Several tools exist for creating WebVTT files, with varying levels of granularity and accuracy. I created a tool called Text to VTT that may be helpful for some use cases.
If you store WebVTT content in a database with the transcript and other metadata, it may be more convenient to load WebVTT content inline instead of fetching a file from a server or making an API call.

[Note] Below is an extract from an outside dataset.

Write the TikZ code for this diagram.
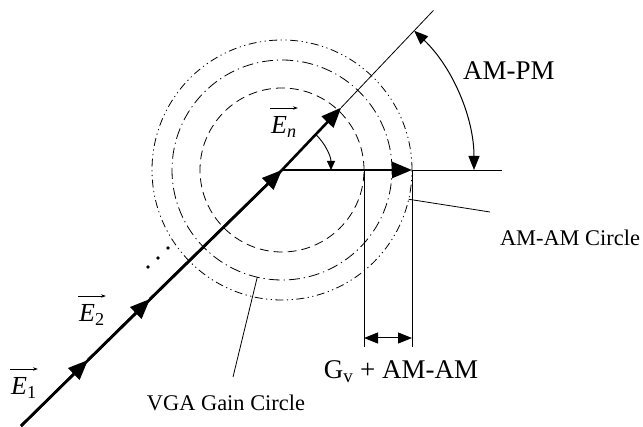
\documentclass[tikz,border=0pt]{standalone}
\usepackage{amsmath}
\usepackage{fontspec}
\setmainfont{Liberation Serif}
\usetikzlibrary{arrows.meta,calc}

\begin{document}
\begin{tikzpicture}[x=1pt,y=1pt, line join=round,
    vec/.style={line width=2.6pt, -{Triangle[length=20pt,width=16pt]}},
    vecline/.style={line width=2.6pt},
    thinln/.style={line width=0.8pt},
    bigtip/.style={line width=1pt, {Triangle[length=14pt,width=11pt]}-{Triangle[length=14pt,width=11pt]}},
    smalltip/.style={line width=0.9pt, -{Triangle[length=9pt,width=8pt]}},
    overarr/.style={line width=0.7pt, -{Stealth[length=5pt,width=3.5pt]}},
    innerc/.style={line width=0.8pt, dash pattern=on 9pt off 5pt},
    midc/.style={line width=0.8pt, dash pattern=on 11pt off 4pt on 1.2pt off 4pt},
    outerc/.style={line width=0.8pt, dash pattern=on 8pt off 3.5pt on 1.2pt off 3.5pt on 1.2pt off 3.5pt},
    biglabel/.style={font=\fontsize{27}{30}\selectfont},
    smalllabel/.style={font=\fontsize{22.4}{25}\selectfont},
    veclabel/.style={font=\fontsize{26}{30}\selectfont, inner sep=0pt, anchor=base west}]
        \useasboundingbox (0,0) rectangle (643,426);
        \def\rin{82} \def\rmid{110} \def\rout{130} \def\phase{46.5}
        % points of the vector chain
        \coordinate (C) at (282,256);
        \coordinate (S) at (21,0);
        \coordinate (A1) at (88,66);
        \coordinate (A2) at (150,127);
        \coordinate (T1) at ($(C)+(\phase:86)$);
        \coordinate (T2) at ($(C)+(\phase:220)$);
        \coordinate (H) at (412,256);
        \coordinate (R) at (502,256);
        % circles
        \draw[innerc] (C) circle[radius=\rin];
        \draw[midc] (C) circle[radius=\rmid];
        \draw[outerc] (C) circle[radius=\rout];
        % vectors
        \draw[vecline] (S) -- (C);
        \draw[vec] (S) -- (A1);
        \draw[vec] (A1) -- (A2);
        \draw[vec] (A2) -- (C);
        \draw[vec] (C) -- (T1);
        \draw[vec] (C) -- (H);
        \draw[thinln] (T1) -- (T2);
        \draw[thinln] (H) -- (R);
        \foreach \p in {(148,159),(158,168),(168,178)}
            \fill \p circle[radius=1.9];
        % angles
        \draw[smalltip] ($(C)+(\phase:49)$) arc[start angle=\phase, end angle=0, radius=49];
        \draw[bigtip] ($(C)+(\phase:192)$) arc[start angle=\phase, end angle=0, radius=192];
        % gain span
        \coordinate (V1) at (364,256); \coordinate (V1b) at (364,79);
        \coordinate (V2b) at (412,79);
        \coordinate (D1) at (364,88); \coordinate (D2) at (412,88);
        \draw[thinln] (V1) -- (V1b);
        \draw[thinln] (H) -- (V2b);
        \draw[bigtip] (D1) -- (D2);
        % vector labels
        \node[veclabel] (e1) at (11,31) {\textit{E}\textsubscript{1}};
        \node[veclabel] (e2) at (79,104) {\textit{E}\textsubscript{2}};
        \node[veclabel] (en) at (271,292) {\textit{E}\textsubscript{\textit{n}}};
        \foreach \e in {e1,e2,en}
            \draw[overarr] ($(\e.base west)+(-1,26)$) -- ($(\e.base east)+(1,26)$);
        % other labels
        \node[biglabel] (ampm) at (509,355) {AM-PM};
        \node[biglabel] (gv) at (401,54) {G\textsubscript{v} + AM-AM};
        \node[smalllabel] (vga) at (226,23) {VGA Gain Circle};
        \node[smalllabel] (amam) at (570,188) {AM-AM Circle};
        % leaders
        \coordinate (vgaTail) at (233,49);
        \coordinate (vgaHead) at ($(C)+(257:\rmid)$);
        \coordinate (amamTail) at (490,214);
        \coordinate (amamHead) at ($(C)+(-13:\rout)$);
        \draw[thinln] (vgaTail) -- (vgaHead);
        \draw[thinln] (amamTail) -- (amamHead);
\end{tikzpicture}
\end{document}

The HTML <track>
element expects a URL to an external resource, but as a workaround, if you URL-encode your WebVTT content you can put it into a data URL:
<audio preload="metadata" src="https://www.nasa.gov/62284main_onesmall2.wav" controls>
<track kind="metadata" src="data:text/plain;charset=UTF-8,[your-url-encoded-webvtt-content]">
</audio>
Some videos have embedded subtitles in mov_text format. I haven’t yet found a way to extract mov_text subtitles on the fly with JavaScript; however, you may be able to extract them locally with a tool like FFmpeg, then convert them to WebVTT to include on the page.